Don't get damsels. In that size tank they will terrorize everything else.
I wouldn't get chromis either or cardinals either. 
I'd get a couple neon gobies, the yellow clown goby, and maybe one other small fish.

Increase your clean up crew.

Get liverock.


----------



## Gourami Swami (Jul 4, 2006)

Live rock is awesome! You can find it on ebay for 2$ a pound, you should buy about 20 lbs. It will be the best investment ou make on the tank, unless you decide to buy a skimmer.


----------



## karazy (Nov 2, 2007)

ya, liverock can really help. and also something kool to see is the symbiosis between the watchman goby and the pistol shrimp. you could maybe do this in your tank.


----------



## Vivid-Dawn (Jan 18, 2005)

*Drat...*

Hrm...I guess I need live rock after all. I've read you don't really need it, if you've got a decent "regular" filter. (and yes, I love the wheel ones...got one for my 50g)
The main reason I didn't want to get it, is that I've read many ways to cure it...and I'm confuzzled! I don't want to do it wrong, and have to go buy more, to try another method.
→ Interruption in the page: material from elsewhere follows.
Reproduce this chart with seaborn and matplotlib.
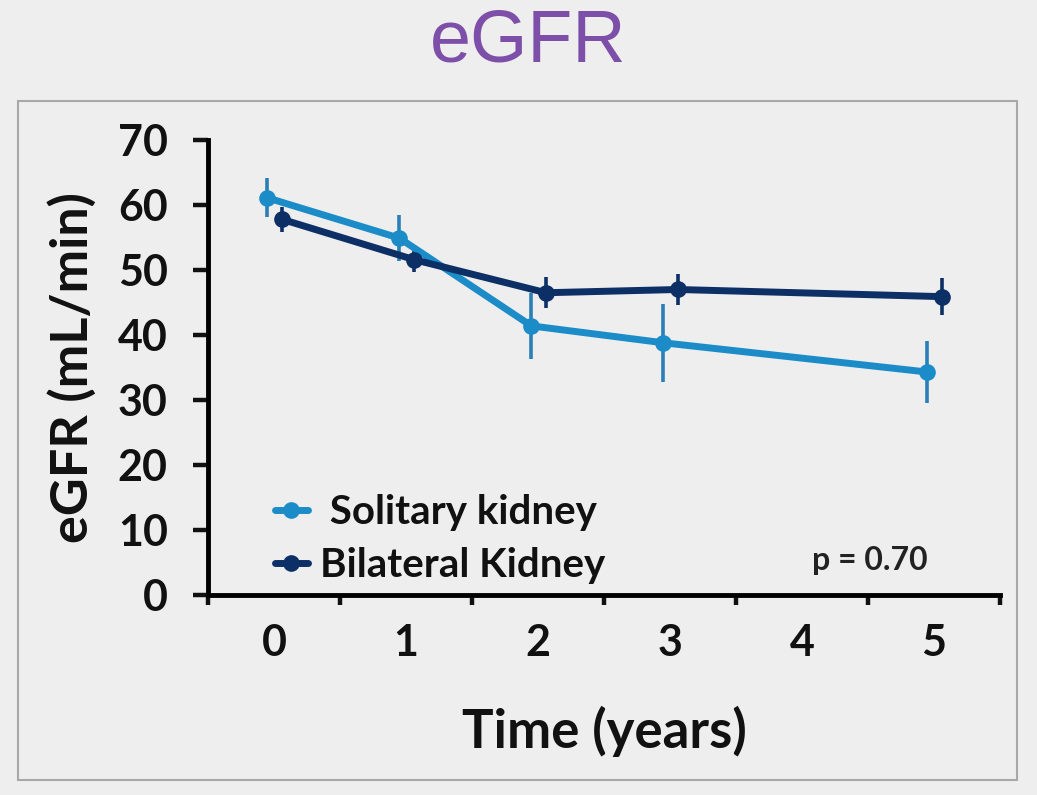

Coral banded shrimp, yes! They're pretty too. Not sure about pistol shrimp, as I've heard they can crack the glass with their 'pistol', and I don't want to have to clean up a flood.

I plan on spending at least 15 minutes a day with basic maintenance. Feeding, closely observing for odd behaviors, doing visual checks of anything that needs attention, topping off evaporation, etc. Then on the weekend, do the water change, test water parameters, and...hrm, with a cleaning crew, would I need to vacuum the sand? I think the digging of the critters does basically the same thing?

These might seem like silly questions, but I'd rather ask and make sure, than just jump into the whole thing all ignorant and overconfident!


----------



## CarterNichols (Feb 28, 2008)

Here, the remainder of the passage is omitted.